KBRA has released a research commentary responding to a Columbia Business School paper titled "Rating Without Market Discipline." The original paper raises critical questions regarding the growth of private ratings within U.S. life insurer portfolios and examines the specific interaction between these ratings and regulatory capital. Specifically, the Columbia paper concludes that privately rated bonds understate credit risk, experience higher subsequent impairment rates, and contribute to lower required capital requirements than comparable publicly rated bonds.
KBRA Analysis of Private Ratings Research
KBRA's research reviews the methodology and interpretation of the evidence presented in the Columbia Business School paper. While KBRA does not argue that private ratings should be exempt from scrutiny, it aims to help fixed income investors evaluate whether the evidence supports the breadth of the paper's conclusions. KBRA asserts that the paper's conclusions are broader than the evidence supports, noting a disconnect between the paper's rhetorical emphasis—which focuses on systemic risk, policyholder welfare, widespread rating inflation, and the absence of market discipline—and its principal quantitative estimate, which is a hypothetical modeled capital adjustment that KBRA views as insignificant relative to the industry's financial resources.

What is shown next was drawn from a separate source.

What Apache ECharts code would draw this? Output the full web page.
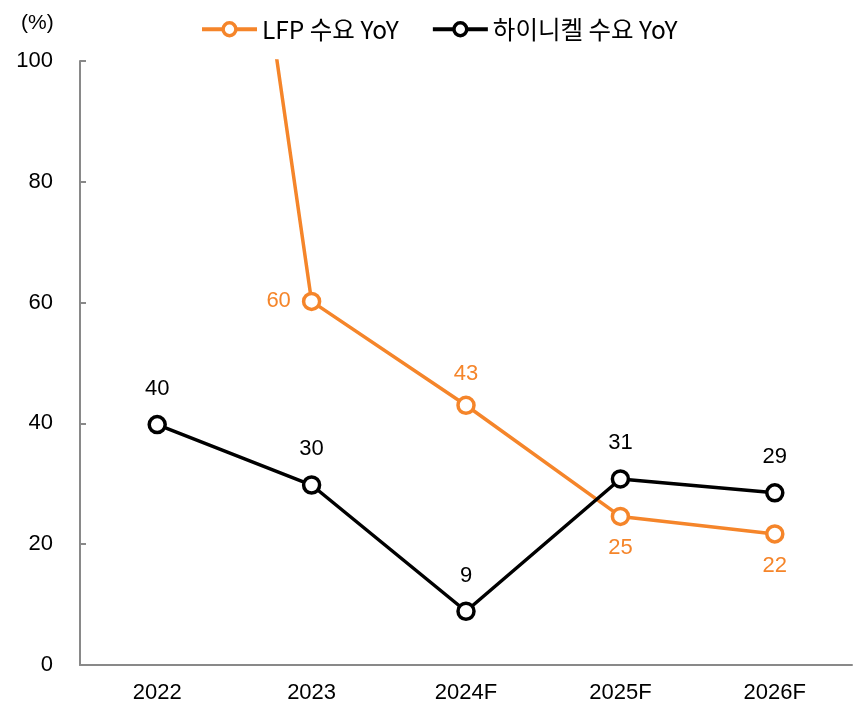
<!DOCTYPE html>
<html>
<head>
<meta charset="utf-8">
<script src="https://cdn.jsdelivr.net/npm/echarts@6/dist/echarts.min.js"></script>
<style>
  html, body { margin: 0; padding: 0; background: #fff; }
  #chart { width: 857px; height: 704px; }
</style>
</head>
<body>
<div id="chart"></div>
<script>
  const categories = ['2022', '2023', '2024F', '2025F', '2026F'];
  const lfpYoY = [238, 60.2, 43, 24.6, 21.7];
  const hiNiYoY = [39.8, 29.8, 8.9, 30.8, 28.5];
  const yTicks = [0, 20, 40, 60, 80, 100];

  const orange = '#F5852A';
  const font = '"Liberation Sans", Arial, "Noto Sans CJK KR", sans-serif';

  let myChart = echarts.init(document.getElementById('chart'));
  let option = {
    animation: false,
    title: {
      text: '(%)',
      left: 16,
      top: 8,
      textStyle: { fontFamily: font, fontSize: 21, fontWeight: 'normal', color: '#000' }
    },
    legend: {
      top: 12,
      left: 195,
      itemWidth: 55,
      itemHeight: 16,
      itemGap: 32,
      lineStyle: { width: 4 },
      itemStyle: { borderWidth: 3.5 },
      textStyle: { fontFamily: '"Noto Sans CJK KR", sans-serif', fontSize: 24.5, color: '#000' },
      data: ['LFP 수요 YoY', '하이니켈 수요 YoY']
    },
    grid: {
      left: 80,
      right: 5,
      top: 61,
      bottom: 39
    },
    xAxis: {
      type: 'category',
      data: categories,
      boundaryGap: true,
      axisLine: { lineStyle: { color: '#898989', width: 2 } },
      axisTick: { inside: true, length: 6, lineStyle: { color: '#898989', width: 2 } },
      axisLabel: { fontFamily: font, fontSize: 22, color: '#000', margin: 17 }
    },
    yAxis: {
      type: 'value',
      min: yTicks[0],
      max: yTicks[yTicks.length - 1],
      interval: 20,
      splitLine: { show: false },
      axisLine: { show: true, lineStyle: { color: '#898989', width: 2 } },
      axisTick: { show: true, inside: true, length: 6, lineStyle: { color: '#898989', width: 2 } },
      axisLabel: { fontFamily: font, fontSize: 22, color: '#000', margin: 27 }
    },
    series: [
      {
        name: 'LFP 수요 YoY',
        type: 'line',
        clip: true,
        data: lfpYoY.map(function (v, i) {
          let pos = ['top', 'left', 'top', 'bottom', 'bottom'][i];
          return { value: v, label: { show: i > 0, position: pos } };
        }),
        symbol: 'circle',
        symbolSize: 16,
        color: orange,
        lineStyle: { color: orange, width: 3.5 },
        itemStyle: { color: '#fff', borderColor: orange, borderWidth: 3.5 },
        label: {
          distance: 11,
          fontFamily: font,
          fontSize: 22,
          color: orange,
          formatter: function (p) { return Math.round(p.value); }
        }
      },
      {
        name: '하이니켈 수요 YoY',
        type: 'line',
        data: hiNiYoY,
        symbol: 'circle',
        symbolSize: 16,
        color: '#000',
        lineStyle: { color: '#000', width: 3.5 },
        itemStyle: { color: '#fff', borderColor: '#000', borderWidth: 3.5 },
        label: {
          show: true,
          position: 'top',
          distance: 15,
          fontFamily: font,
          fontSize: 22,
          color: '#000',
          formatter: function (p) { return Math.round(p.value); }
        }
      }
    ]
  };
  myChart.setOption(option);
</script>
</body>
</html>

Capital Impact on U.S. Life Insurance Industry
KBRA notes that even if one accepts the entirety of the Columbia Business School paper's analytical assumptions and inferential steps as valid, the authors' own illustrative capital exercise implies a requirement of approximately $4 billion in additional capital for the entire U.S. life insurance industry. Based on NAIC’s 2024 Life RBC Statistics, KBRA calculates that this amount represents roughly 0.5% of the industry's total adjusted capital (TAC) and approximately 0.6% of industry surplus.
Risk-Based Capital Ratio Projections
The research indicates that the proposed capital adjustment would represent less than 0.1% of invested assets. KBRA describes this as a small pro forma impact on the industry’s risk-based capital (RBC) ratio, estimating a shift of approximately 38 RBC points, moving from 868% to 830%. KBRA asserts that this quantitative conclusion is considerably narrower and economically more modest than the impression conveyed in the original paper's title, abstract, and concluding discussion.
Key Takeaways
- The Columbia Business School paper claims privately rated bonds understate credit risk and experience higher impairment rates than publicly rated bonds.
- KBRA estimates the total additional required capital for the U.S. life insurance industry would be approximately $4 billion based on the paper's assumptions.
- This capital adjustment represents roughly 0.5% of the industry's total adjusted capital and less than 0.1% of invested assets.
FinanceInsyte's Take
This exchange highlights a tension between academic concerns over systemic risk in private credit and the actual quantitative impact on insurer capital ratios. Executives should monitor whether these findings prompt NAIC to adjust capital requirements for privately rated assets. The core uncertainty remains whether the perceived lack of market discipline in private ratings will lead to regulatory shifts despite the relatively small projected impact on total adjusted capital.